In June, Russia takes the Donbas city of Severodonetsk after one of the bloodiest battles of the war, followed soon after by the neighbouring city of Lysychansk.

July: gas supplies cut

On July 22, Kyiv and Moscow sign a deal to resume grain exports from Ukraine, in a bid to relieve a food crisis aggravated by Russia's blockade of the country's ports.

Russian gas giant Gazprom slashes its supply to Europe through the Nord Stream pipeline, fuelling fears of gas shortages in Europe.

August: Battle for Bakhmut

Kyiv launches a major offensive to retake Kherson as a bitter battle begins for the eastern town of Bakhmut, spearheaded on the Russian side by the Wagner mercenary group.

Wagner claims to have wrested total control of Bakhmut in May.

September: Annexation

Ukraine retakes hundreds of towns and villages in a lightning counter-offensive around Kharkiv.

Putin launches a partial draft of 300,000 reservists, sparking an exodus of young Russian men of military age.

On September 30, he formally annexes the Ukrainian regions of Lugansk, Donetsk, Kherson and Zaporizhzhia.

October: Power supply hit

On October 8, an explosion causes major damage to a bridge linking Crimea to the Russian mainland -- a symbol of Moscow's annexation of the peninsula.

Putin blames Ukrainian secret services for the attack.

Russian forces retaliate with a barrage of strikes on energy infrastructure in Kyiv and other cities, leaving millions without power in what becomes its new modus operandi throughout the winter.

November: Retreat from Kherson

On November 9, Moscow orders its troops to retreat from Kherson in the face of advancing Ukrainian forces, marking a stunning defeat in one of the regions it annexed. Jubilant residents hail Ukrainian forces as liberators.
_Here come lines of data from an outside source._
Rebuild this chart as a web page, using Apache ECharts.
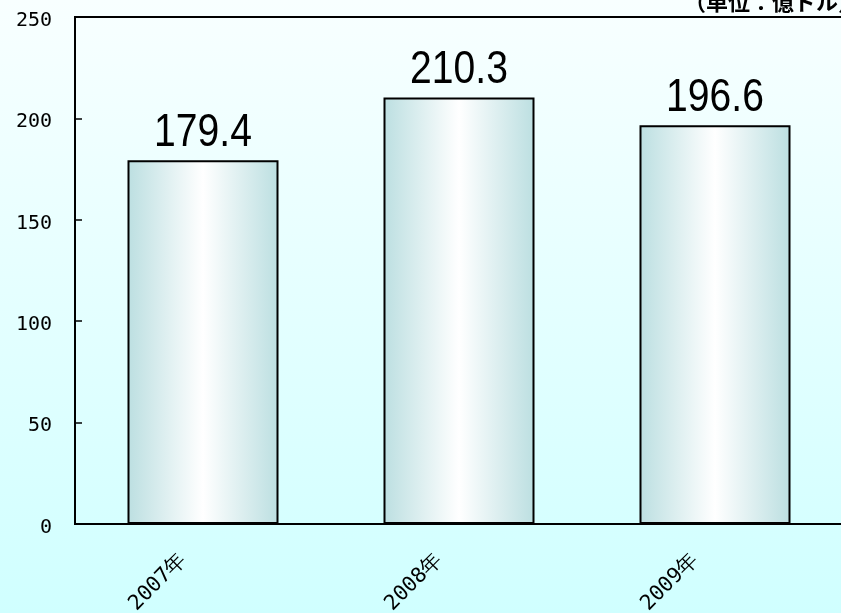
<!DOCTYPE html>
<html>
<head>
<meta charset="utf-8">
<script src="https://cdn.jsdelivr.net/npm/echarts@6/dist/echarts.min.js"></script>
<style>html,body{margin:0;padding:0;}#c{width:841px;height:613px;}</style>
</head>
<body>
<div id="c"></div>
<script>
const categories = ['2007年', '2008年', '2009年'];
const values = [179.4, 210.3, 196.6];
const yTicks = [0, 50, 100, 150, 200, 250];
const unitText = '（単位：億ドル）';

const chart = echarts.init(document.getElementById('c'));
chart.setOption({
  animation: false,
  backgroundColor: {
    type: 'linear', x: 0, y: 0, x2: 0, y2: 1,
    colorStops: [{offset: 0, color: '#f8ffff'}, {offset: 1, color: '#d0ffff'}]
  },
  grid: {left: 75, top: 17, bottom: 89, right: -2, outerBoundsMode: 'none', containLabel: false,
    show: true, borderColor: '#000', borderWidth: 2, backgroundColor: 'transparent'},
  xAxis: {
    type: 'category', data: categories,
    axisLine: {lineStyle: {color: '#000', width: 2}},
    axisTick: {inside: true, length: 6, lineStyle: {color: '#000', width: 1.5}},
    axisLabel: {rotate: 45, margin: 13, padding: [0, 28, 0, 0], fontFamily: '"DejaVu Sans Mono"', fontSize: 21, color: '#000'}
  },
  yAxis: {
    type: 'value', min: 0, max: 250, interval: 50,
    axisLine: {show: true, lineStyle: {color: '#000', width: 2}},
    axisTick: {show: true, inside: true, length: 7, lineStyle: {color: '#000', width: 1.5}},
    splitLine: {show: false},
    axisLabel: {margin: 23, color: '#000',
      formatter: v => yTicks.includes(v) ? '{a|' + v + '}' : '',
      rich: {a: {fontFamily: '"DejaVu Sans Mono"', fontSize: 20, color: '#000', padding: [7, 0, 0, 0]}}}
  },
  series: [{
    type: 'bar', data: values, barWidth: 151,
    itemStyle: {
      borderColor: '#000', borderWidth: 2,
      color: {type: 'linear', x: 0, y: 0, x2: 1, y2: 0,
        colorStops: [{offset: 0, color: '#bcdfe1'}, {offset: 0.5, color: '#ffffff'}, {offset: 1, color: '#bcdfe1'}]}
    }
  }]
});

const graphics = [{
  type: 'text', left: 684, top: -9,
  style: {text: unitText, font: 'bold 22px "Noto Sans CJK JP"', fill: '#000'}
}];
values.forEach((v, i) => {
  const p = chart.convertToPixel({seriesIndex: 0}, [i, v]);
  graphics.push({
    type: 'text', x: p[0], y: p[1] - 4, scaleX: 0.85,
    style: {text: v.toFixed(1), font: '46px "Liberation Sans"', fill: '#000', align: 'center', verticalAlign: 'bottom'}
  });
});
chart.setOption({graphic: graphics});
</script>
</body>
</html>
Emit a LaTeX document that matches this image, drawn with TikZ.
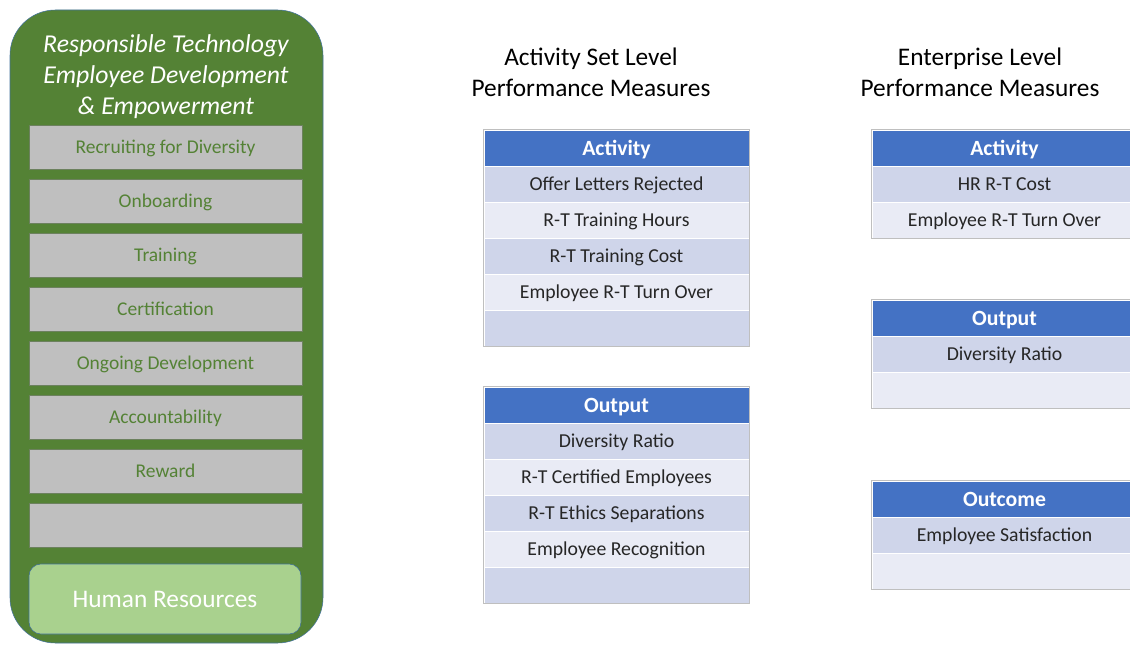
\documentclass[tikz,border=0pt]{standalone}
\usepackage{fontspec}
\setmainfont{Carlito}
\usepackage{tikz}
\usetikzlibrary{positioning}

\definecolor{rtgreen}{HTML}{548235}
\definecolor{rtedge}{HTML}{41719C}
\definecolor{rtgray}{HTML}{BFBFBF}
\definecolor{rtlight}{HTML}{A9D18E}
\definecolor{hdblue}{HTML}{4472C4}
\definecolor{rowdark}{HTML}{CFD5EA}
\definecolor{rowlight}{HTML}{E9EBF5}

\tikzset{
  panel/.style={draw=rtedge, fill=rtgreen, rounded corners=34pt, minimum width=234.75pt, minimum height=474.75pt, inner sep=0pt},
  stagebox/.style={draw=rtgreen!45!gray, fill=rtgray, minimum width=204.75pt, minimum height=33pt, inner sep=0pt, text depth=0pt, text=rtgreen, font=\fontsize{14.6}{17}\selectfont},
  unitbox/.style={draw=rtedge, fill=rtlight, rounded corners=9pt, minimum width=204pt, minimum height=52.5pt, inner sep=0pt, text=white, font=\fontsize{19}{22}\selectfont},
  hdcell/.style={draw=white, fill=hdblue, minimum width=198.75pt, minimum height=27pt, inner sep=0pt, text depth=0pt, text=white, font=\fontsize{16.3}{19}\selectfont\bfseries},
  rowcell/.style={draw=white, minimum width=198.75pt, minimum height=27pt, inner sep=0pt, text depth=0pt, text=black!85, font=\fontsize{14.8}{17}\selectfont},
  tableframe/.style={draw=black!25, line width=0.9pt},
  heading/.style={align=center, font=\fontsize{19}{23.2}\selectfont}
}

\begin{document}
\begin{tikzpicture}[x=0.75pt, y=-0.75pt]
  \useasboundingbox (0,0) rectangle (1130,645);

  % left panel
  \node[panel] (panel) at (166.5,326.5) {};
  \node[align=center, text=white, font=\fontsize{19.3}{23.2}\selectfont\itshape] (title) at (166,77)
    {Responsible Technology\\Employee Development\\\& Empowerment};
  \foreach \txt [count=\i from 0] in {Recruiting for Diversity, Onboarding, Training, Certification, Ongoing Development, Accountability, Reward, {}}
    \node[stagebox] (stage\i) at (165.5,147+54*\i) {\txt};
  \node[unitbox] (hr) at (165,599) {Human Resources};

  % column headings
  \node[heading] (setlevel) at (591,72) {Activity Set Level\\Performance Measures};
  \node[heading] (entlevel) at (980,72) {Enterprise Level\\Performance Measures};

  % activity set level: activity
  \node[hdcell] (sa0) at (616.5,148) {Activity};
  \foreach \txt [count=\i] in {Offer Letters Rejected, R-T Training Hours, R-T Training Cost, Employee R-T Turn Over, {}} {
    \ifodd\i \def\rowcol{rowdark}\else\def\rowcol{rowlight}\fi
    \node[rowcell, fill=\rowcol] (sa\i) at (616.5,148+36*\i) {\txt};
  }
  \draw[tableframe] (sa0.north west) rectangle (sa5.south east);

  % activity set level: output
  \node[hdcell] (so0) at (616.5,405) {Output};
  \foreach \txt [count=\i] in {Diversity Ratio, R-T Certified Employees, R-T Ethics Separations, Employee Recognition, {}} {
    \ifodd\i \def\rowcol{rowdark}\else\def\rowcol{rowlight}\fi
    \node[rowcell, fill=\rowcol] (so\i) at (616.5,405+36*\i) {\txt};
  }
  \draw[tableframe] (so0.north west) rectangle (so5.south east);

  % enterprise level: activity
  \node[hdcell] (ea0) at (1004.5,148) {Activity};
  \foreach \txt [count=\i] in {HR R-T Cost, Employee R-T Turn Over} {
    \ifodd\i \def\rowcol{rowdark}\else\def\rowcol{rowlight}\fi
    \node[rowcell, fill=\rowcol] (ea\i) at (1004.5,148+36*\i) {\txt};
  }
  \draw[tableframe] (ea0.north west) rectangle (ea2.south east);

  % enterprise level: output
  \node[hdcell] (eo0) at (1004.5,318) {Output};
  \foreach \txt [count=\i] in {Diversity Ratio, {}} {
    \ifodd\i \def\rowcol{rowdark}\else\def\rowcol{rowlight}\fi
    \node[rowcell, fill=\rowcol] (eo\i) at (1004.5,318+36*\i) {\txt};
  }
  \draw[tableframe] (eo0.north west) rectangle (eo2.south east);

  % enterprise level: outcome
  \node[hdcell] (ec0) at (1004.5,499) {Outcome};
  \foreach \txt [count=\i] in {Employee Satisfaction, {}} {
    \ifodd\i \def\rowcol{rowdark}\else\def\rowcol{rowlight}\fi
    \node[rowcell, fill=\rowcol] (ec\i) at (1004.5,499+36*\i) {\txt};
  }
  \draw[tableframe] (ec0.north west) rectangle (ec2.south east);
\end{tikzpicture}
\end{document}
December: Zelensky goes to Washington

On December 22, Zelensky visits Washington on his first overseas trip since the war began. He meets President Joe Biden and addresses Congress.

January 2023: Tanks on the way

Russia suffers its biggest single loss of life since the invasion in a Ukrainian attack on a temporary base in the eastern town of Makiivka on January 1.

Moscow says 89 soldiers were killed in the hit.

On January 25, Germany finally agrees to send Ukraine some of its powerful Leopard tanks.

The United States follows, announcing that it will provide 31 Abrams tanks. On May 19, Biden authorises the delivery of F-16 fighter jets to Kyiv.

In April, Ukraine also receives anti-missile Patriot defence systems from Washington.

June 6: Dam destroyed

A blast at the Kakhovka dam in Russian-annexed Crimea inundates vast areas of the Kherson region, forcing thousands to flee and sparking fears of an environmental disaster.

Kyiv accuses Moscow of blowing up the dam on the Dnipro River, while Russia blames Ukraine.

June: Ukraine counter-offensive

A long-awaited Ukrainian counter-offensive begins, aided by the supply of Western arms, according to analysts.

Russia brands it a failure but Kyiv says it has retaken several areas.

June 24: Wagner rebellion

Wagner chief Yevgeny Prigozhin, leading a mutiny to bring down Moscow's top brass, says his fighters have captured the army HQ in Russia's Rostov-on-Don "without firing a single shot" and claims to have the support of locals.

Putin warns that treason against his rule threatens Russia with civil war and accuses the Wagner boss of a "stab in the back".

Prigozhin, who had threatened to march on Moscow, announces a pull-back following mediation via Belarus's leader Alexander Lukashenko, saying he wants to avoid spilling "Russian blood".

Kyiv seizes on the chaos to launch new assaults against Russian positions in Ukraine and claims fresh advances.